The cautionary tale is a bittersweet one in that some of those from the much older generation often are a bit more trusting. This is in part because many of them, this family member included, grew up during a time where the level of violence and crime was less widely known than it is today.
It is also because some from the older generation are thinking, or not thinking, about other things. Too many may not realize the degree to which they are truly vulnerable to crime. It is pretty startling to think of all the other things that could have occurred in that moment, such as her being hit over the head, or shot, or victim to a carjacking. You name it, all of that could have happened to her. The sad truth is it does happen, every day somewhere in this country, multiple times.

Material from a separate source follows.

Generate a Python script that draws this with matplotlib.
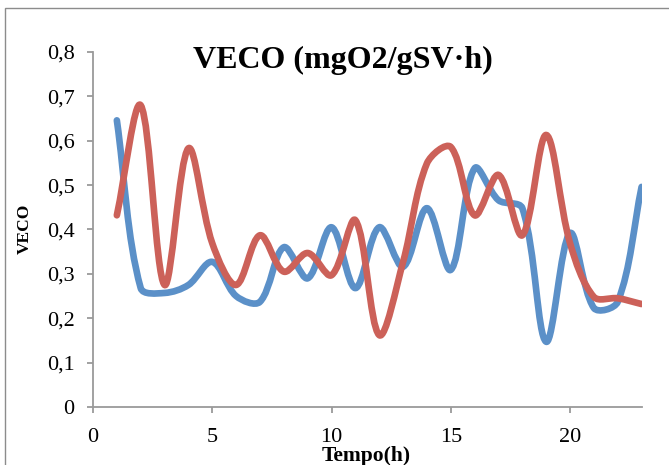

So, the takeaway here is mostly obvious, including the advice never to keep your social security card or number where it can be stolen.
But the less obvious is this point. Her purse, which was not stolen, contained the fob to her car. Had the crooks taken her entire purse, and not just the billfold, she would not have been able to start her car.
Now here is a useful “bonus warning” for you: Anyone with a purse who is at a gas station about to fill up, needs to secure the purse. Do not leave the purse in the car unattended, whereby it can be stolen – taken with or without the car.
And this: Consider the risks you put yourself in whenever you let down your guard like this trusting, unsuspecting elderly person had done. It is an unfortunate reality that there are desperate people, conniving people, mentally unstable, and/or spiritually bankrupt people who may go to whatever means they devise, or imitate, to get what it is they are after, or take what they feel they are entitled to having.
It is up to the rest of us to spread the warning, which I hope you will do by passing this column along, and take seriously the advice to adjust your behaviors accordingly so you minimize the likelihood you too will fall victim to these crafty ploys.